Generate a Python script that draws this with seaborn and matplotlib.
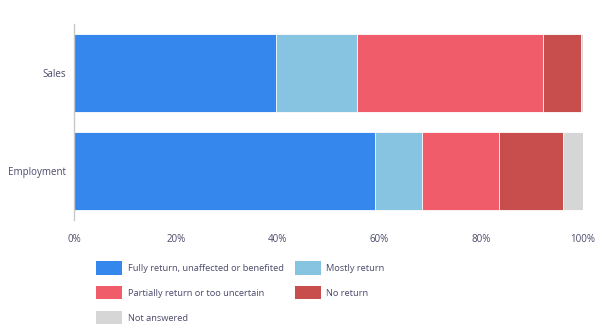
import matplotlib
matplotlib.use("Agg")
import matplotlib.pyplot as plt
from matplotlib.patches import Patch
from matplotlib.ticker import FuncFormatter
import seaborn as sns
import pandas as pd
import numpy as np

categories = ["Sales", "Employment"]
series_names = [
    "Fully return, unaffected or benefited",
    "Mostly return",
    "Partially return or too uncertain",
    "No return",
    "Not answered",
]
fully_return = [39.7, 59.1]
mostly_return = [15.9, 9.2]
partially_return = [36.5, 15.1]
no_return = [7.5, 12.6]
not_answered = [0.4, 4.0]
colors = ["#3587EE", "#86C4E2", "#F05C6A", "#C84E4D", "#D6D6D6"]
x_ticks = [0, 20, 40, 60, 80, 100]

sns.set_theme(style="white")
plt.rcParams["font.family"] = ["Open Sans", "DejaVu Sans"]
text_color = "#4B4A6B"

series = [fully_return, mostly_return, partially_return, no_return, not_answered]
cumulative = np.cumsum(np.array(series), axis=0)

fig = plt.figure(figsize=(6.02, 3.32), dpi=100)
ax = fig.add_axes([74 / 602, 1 - 220 / 332, (583 - 74) / 602, (220 - 24) / 332])

# Stack segments by drawing cumulative totals, largest first
for i in range(len(series) - 1, -1, -1):
    df = pd.DataFrame({"category": categories, "value": cumulative[i]})
    sns.barplot(data=df, y="category", x="value", orient="h", color=colors[i],
                width=0.79, saturation=1, edgecolor="white", linewidth=0.6, ax=ax)

ax.set_xlim(0, 100)
ax.set_xticks(x_ticks)
ax.xaxis.set_major_formatter(FuncFormatter(lambda v, p: f"{v:.0f}%"))
ax.set_xlabel("")
ax.set_ylabel("")
ax.tick_params(axis="both", length=0, labelsize=7, colors=text_color, pad=6)
ax.tick_params(axis="x", pad=10)
for side in ["top", "right", "bottom"]:
    ax.spines[side].set_visible(False)
ax.spines["left"].set_color("#C8C8C8")
ax.spines["left"].set_linewidth(1.0)

order = [0, 2, 4, 1, 3]
handles = [Patch(facecolor=colors[i], edgecolor="none") for i in order]
labels = [series_names[i] for i in order]
fig.legend(handles, labels, ncol=2, loc="upper left",
           bbox_to_anchor=(88 / 602, 1 - 253 / 332), frameon=False,
           fontsize=6.7, labelcolor=text_color, handlelength=2.8, handleheight=1.8,
           handletextpad=0.55, columnspacing=1.2, labelspacing=1.25)

fig.savefig("out.png", dpi=100)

**Exercise objective:**
Leave the pictures out and please restate exactly the lines running from the start of the material through the one with "x_ticks = [0, 20, 40, 60, 80, 100]".

**Correct result:**
Generate a Python script that draws this with seaborn and matplotlib.
import matplotlib
matplotlib.use("Agg")
import matplotlib.pyplot as plt
from matplotlib.patches import Patch
from matplotlib.ticker import FuncFormatter
import seaborn as sns
import pandas as pd
import numpy as np

categories = ["Sales", "Employment"]
series_names = [
    "Fully return, unaffected or benefited",
    "Mostly return",
    "Partially return or too uncertain",
    "No return",
    "Not answered",
]
fully_return = [39.7, 59.1]
mostly_return = [15.9, 9.2]
partially_return = [36.5, 15.1]
no_return = [7.5, 12.6]
not_answered = [0.4, 4.0]
colors = ["#3587EE", "#86C4E2", "#F05C6A", "#C84E4D", "#D6D6D6"]
x_ticks = [0, 20, 40, 60, 80, 100]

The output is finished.